+++ Task material +++

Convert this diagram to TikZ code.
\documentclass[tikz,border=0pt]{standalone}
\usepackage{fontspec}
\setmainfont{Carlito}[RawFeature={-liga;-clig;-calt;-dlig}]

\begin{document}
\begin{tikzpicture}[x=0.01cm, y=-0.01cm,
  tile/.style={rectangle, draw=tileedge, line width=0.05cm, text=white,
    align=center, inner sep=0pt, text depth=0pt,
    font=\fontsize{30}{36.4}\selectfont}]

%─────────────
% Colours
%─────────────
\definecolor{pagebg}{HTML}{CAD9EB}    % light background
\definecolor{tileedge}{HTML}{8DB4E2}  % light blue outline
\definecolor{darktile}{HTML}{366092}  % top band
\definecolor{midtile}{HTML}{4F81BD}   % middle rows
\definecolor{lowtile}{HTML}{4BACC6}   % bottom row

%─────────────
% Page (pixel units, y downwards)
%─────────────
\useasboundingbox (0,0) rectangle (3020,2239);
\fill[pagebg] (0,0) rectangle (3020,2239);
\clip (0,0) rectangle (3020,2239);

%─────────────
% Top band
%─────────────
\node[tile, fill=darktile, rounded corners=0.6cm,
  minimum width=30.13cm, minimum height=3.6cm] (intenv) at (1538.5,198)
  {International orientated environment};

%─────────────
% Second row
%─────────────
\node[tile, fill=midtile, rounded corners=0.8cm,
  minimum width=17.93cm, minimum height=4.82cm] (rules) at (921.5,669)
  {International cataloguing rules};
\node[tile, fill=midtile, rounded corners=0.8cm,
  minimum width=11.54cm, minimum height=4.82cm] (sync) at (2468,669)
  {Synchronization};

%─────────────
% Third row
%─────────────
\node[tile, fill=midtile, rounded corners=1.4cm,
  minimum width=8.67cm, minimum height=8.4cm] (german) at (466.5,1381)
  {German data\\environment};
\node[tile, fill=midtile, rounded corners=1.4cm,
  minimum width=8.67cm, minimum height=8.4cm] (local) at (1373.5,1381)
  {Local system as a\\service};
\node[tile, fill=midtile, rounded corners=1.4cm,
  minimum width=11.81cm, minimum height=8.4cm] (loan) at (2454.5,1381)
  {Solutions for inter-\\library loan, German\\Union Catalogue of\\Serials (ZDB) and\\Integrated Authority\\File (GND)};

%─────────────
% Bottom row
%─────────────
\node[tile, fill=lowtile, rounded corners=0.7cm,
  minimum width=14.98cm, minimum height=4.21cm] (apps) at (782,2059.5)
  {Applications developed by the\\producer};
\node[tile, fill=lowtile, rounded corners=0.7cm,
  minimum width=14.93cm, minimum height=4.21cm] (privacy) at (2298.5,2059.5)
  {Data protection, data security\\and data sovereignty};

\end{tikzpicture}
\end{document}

+++
+++ Task material +++

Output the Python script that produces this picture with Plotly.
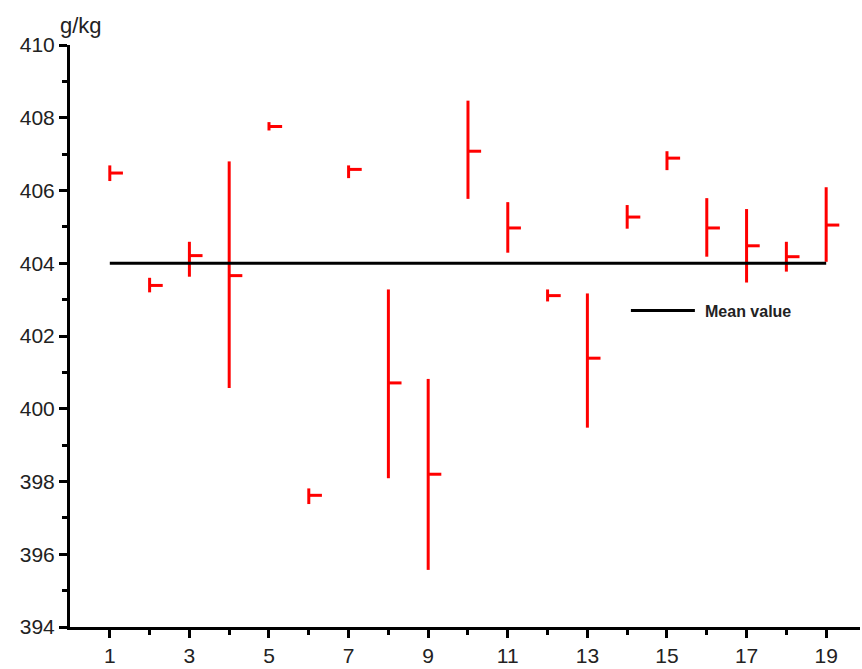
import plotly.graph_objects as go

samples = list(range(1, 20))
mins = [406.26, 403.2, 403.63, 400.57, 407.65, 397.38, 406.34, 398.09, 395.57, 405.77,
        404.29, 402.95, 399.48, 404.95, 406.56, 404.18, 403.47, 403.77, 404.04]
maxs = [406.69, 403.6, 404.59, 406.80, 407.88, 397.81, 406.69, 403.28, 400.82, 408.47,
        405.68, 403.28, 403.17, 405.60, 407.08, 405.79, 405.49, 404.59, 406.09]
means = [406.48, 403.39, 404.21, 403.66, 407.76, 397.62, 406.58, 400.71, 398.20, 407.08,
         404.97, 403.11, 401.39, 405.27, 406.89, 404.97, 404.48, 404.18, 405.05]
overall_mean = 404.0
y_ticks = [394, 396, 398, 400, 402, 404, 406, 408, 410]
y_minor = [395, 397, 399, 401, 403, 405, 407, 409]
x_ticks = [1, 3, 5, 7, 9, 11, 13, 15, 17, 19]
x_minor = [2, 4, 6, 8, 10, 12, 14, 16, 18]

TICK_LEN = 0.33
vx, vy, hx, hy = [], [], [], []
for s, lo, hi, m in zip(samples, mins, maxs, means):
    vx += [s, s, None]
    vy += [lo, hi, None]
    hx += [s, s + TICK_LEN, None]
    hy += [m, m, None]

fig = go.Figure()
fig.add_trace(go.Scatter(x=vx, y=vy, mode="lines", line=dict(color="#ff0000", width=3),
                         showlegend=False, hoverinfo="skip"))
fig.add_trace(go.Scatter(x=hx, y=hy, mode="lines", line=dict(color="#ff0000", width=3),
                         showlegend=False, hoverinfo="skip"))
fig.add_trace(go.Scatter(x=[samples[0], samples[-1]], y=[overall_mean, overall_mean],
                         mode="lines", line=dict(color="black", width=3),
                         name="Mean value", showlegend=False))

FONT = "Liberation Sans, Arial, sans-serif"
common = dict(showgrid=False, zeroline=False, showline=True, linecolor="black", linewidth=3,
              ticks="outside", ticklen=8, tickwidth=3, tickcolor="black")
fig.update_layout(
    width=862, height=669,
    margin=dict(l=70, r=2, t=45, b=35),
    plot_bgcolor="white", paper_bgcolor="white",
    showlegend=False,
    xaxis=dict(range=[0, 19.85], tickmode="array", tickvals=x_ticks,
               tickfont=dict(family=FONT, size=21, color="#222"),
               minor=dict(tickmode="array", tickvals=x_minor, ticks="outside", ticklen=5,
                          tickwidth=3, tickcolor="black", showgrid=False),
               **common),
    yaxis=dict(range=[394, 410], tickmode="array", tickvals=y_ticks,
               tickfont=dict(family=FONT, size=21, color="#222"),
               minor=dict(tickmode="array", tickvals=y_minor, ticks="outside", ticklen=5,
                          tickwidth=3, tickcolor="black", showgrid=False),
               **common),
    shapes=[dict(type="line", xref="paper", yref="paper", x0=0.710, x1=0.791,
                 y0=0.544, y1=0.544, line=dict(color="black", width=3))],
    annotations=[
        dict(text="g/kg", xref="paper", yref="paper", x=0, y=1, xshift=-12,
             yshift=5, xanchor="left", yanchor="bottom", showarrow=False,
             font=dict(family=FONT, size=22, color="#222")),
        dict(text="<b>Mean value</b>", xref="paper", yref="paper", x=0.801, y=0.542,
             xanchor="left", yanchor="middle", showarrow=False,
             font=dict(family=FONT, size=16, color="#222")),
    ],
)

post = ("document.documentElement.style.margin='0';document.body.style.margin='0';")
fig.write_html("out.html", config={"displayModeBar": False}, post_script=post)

+++
+++ Task material +++

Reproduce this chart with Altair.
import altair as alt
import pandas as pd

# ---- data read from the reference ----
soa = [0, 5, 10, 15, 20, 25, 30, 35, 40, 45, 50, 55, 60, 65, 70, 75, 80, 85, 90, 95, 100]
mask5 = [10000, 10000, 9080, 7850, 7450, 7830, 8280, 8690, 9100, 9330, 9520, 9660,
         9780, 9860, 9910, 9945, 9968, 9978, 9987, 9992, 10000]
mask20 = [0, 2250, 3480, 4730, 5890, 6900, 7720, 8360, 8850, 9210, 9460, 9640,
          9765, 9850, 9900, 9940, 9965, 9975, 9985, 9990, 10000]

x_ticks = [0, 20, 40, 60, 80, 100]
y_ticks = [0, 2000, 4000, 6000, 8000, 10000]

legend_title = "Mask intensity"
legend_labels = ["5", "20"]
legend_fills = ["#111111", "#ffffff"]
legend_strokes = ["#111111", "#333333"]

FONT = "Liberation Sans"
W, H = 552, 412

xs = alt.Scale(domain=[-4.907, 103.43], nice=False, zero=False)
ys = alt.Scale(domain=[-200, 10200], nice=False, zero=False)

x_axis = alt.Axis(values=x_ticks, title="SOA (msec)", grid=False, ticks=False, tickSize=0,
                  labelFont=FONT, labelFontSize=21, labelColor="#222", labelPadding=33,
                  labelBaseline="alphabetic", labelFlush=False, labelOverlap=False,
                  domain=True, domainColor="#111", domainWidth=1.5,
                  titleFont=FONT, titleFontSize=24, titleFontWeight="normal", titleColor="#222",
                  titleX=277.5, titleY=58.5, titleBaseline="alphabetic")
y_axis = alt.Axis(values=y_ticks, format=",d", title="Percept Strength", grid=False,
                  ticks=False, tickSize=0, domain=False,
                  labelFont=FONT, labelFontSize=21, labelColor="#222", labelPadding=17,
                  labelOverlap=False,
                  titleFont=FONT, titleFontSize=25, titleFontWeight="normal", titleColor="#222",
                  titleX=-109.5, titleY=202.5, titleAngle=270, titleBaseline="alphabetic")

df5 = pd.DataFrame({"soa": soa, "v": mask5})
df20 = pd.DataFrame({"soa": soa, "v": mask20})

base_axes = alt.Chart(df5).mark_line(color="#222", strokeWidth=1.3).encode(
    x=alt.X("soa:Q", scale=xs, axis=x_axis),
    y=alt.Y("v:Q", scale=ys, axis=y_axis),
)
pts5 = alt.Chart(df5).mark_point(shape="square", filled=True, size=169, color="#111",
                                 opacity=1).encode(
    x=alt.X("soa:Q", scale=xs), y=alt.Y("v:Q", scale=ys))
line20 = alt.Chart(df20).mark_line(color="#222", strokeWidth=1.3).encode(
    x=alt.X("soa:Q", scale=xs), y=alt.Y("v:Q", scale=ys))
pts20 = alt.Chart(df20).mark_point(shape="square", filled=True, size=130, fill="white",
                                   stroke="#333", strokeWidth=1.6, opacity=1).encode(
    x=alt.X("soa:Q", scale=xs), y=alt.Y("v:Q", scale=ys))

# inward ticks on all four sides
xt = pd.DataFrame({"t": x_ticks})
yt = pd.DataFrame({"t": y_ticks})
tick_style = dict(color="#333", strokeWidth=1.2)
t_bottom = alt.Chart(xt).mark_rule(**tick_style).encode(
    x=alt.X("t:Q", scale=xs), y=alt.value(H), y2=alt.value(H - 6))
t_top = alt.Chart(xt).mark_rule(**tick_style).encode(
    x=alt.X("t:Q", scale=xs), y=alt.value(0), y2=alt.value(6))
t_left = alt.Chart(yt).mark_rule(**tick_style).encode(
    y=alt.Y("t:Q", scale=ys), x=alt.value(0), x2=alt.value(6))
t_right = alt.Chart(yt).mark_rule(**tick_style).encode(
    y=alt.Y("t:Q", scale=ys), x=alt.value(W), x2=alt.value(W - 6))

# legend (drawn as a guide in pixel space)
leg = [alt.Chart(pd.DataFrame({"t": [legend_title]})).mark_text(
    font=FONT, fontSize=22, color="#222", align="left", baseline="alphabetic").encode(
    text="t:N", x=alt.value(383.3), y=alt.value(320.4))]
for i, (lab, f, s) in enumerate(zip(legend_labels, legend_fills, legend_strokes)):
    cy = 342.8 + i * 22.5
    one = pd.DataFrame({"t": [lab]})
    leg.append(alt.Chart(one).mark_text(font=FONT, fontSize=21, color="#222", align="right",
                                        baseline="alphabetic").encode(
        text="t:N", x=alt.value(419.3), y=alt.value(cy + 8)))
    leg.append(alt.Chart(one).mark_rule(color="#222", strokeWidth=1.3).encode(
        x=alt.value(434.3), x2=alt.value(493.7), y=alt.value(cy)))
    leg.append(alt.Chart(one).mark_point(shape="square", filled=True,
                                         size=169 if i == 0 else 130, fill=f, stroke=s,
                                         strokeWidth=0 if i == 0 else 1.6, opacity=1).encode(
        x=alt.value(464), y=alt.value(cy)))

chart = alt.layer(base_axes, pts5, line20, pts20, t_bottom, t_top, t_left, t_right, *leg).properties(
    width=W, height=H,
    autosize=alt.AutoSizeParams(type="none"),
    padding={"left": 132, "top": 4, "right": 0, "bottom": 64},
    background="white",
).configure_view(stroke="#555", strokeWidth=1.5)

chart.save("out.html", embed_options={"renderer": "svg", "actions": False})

+++

§ **Goal of the exercise**
Output the lines of the records above exactly as they appear, from the line containing "Reproduce this chart with Altair." through the line containing "ys = alt.Scale(domain=[-200, 10200], nice=False, zero=False)".

§ **Complete response**
Reproduce this chart with Altair.
import altair as alt
import pandas as pd

# ---- data read from the reference ----
soa = [0, 5, 10, 15, 20, 25, 30, 35, 40, 45, 50, 55, 60, 65, 70, 75, 80, 85, 90, 95, 100]
mask5 = [10000, 10000, 9080, 7850, 7450, 7830, 8280, 8690, 9100, 9330, 9520, 9660,
         9780, 9860, 9910, 9945, 9968, 9978, 9987, 9992, 10000]
mask20 = [0, 2250, 3480, 4730, 5890, 6900, 7720, 8360, 8850, 9210, 9460, 9640,
          9765, 9850, 9900, 9940, 9965, 9975, 9985, 9990, 10000]

x_ticks = [0, 20, 40, 60, 80, 100]
y_ticks = [0, 2000, 4000, 6000, 8000, 10000]

legend_title = "Mask intensity"
legend_labels = ["5", "20"]
legend_fills = ["#111111", "#ffffff"]
legend_strokes = ["#111111", "#333333"]

FONT = "Liberation Sans"
W, H = 552, 412

xs = alt.Scale(domain=[-4.907, 103.43], nice=False, zero=False)
ys = alt.Scale(domain=[-200, 10200], nice=False, zero=False)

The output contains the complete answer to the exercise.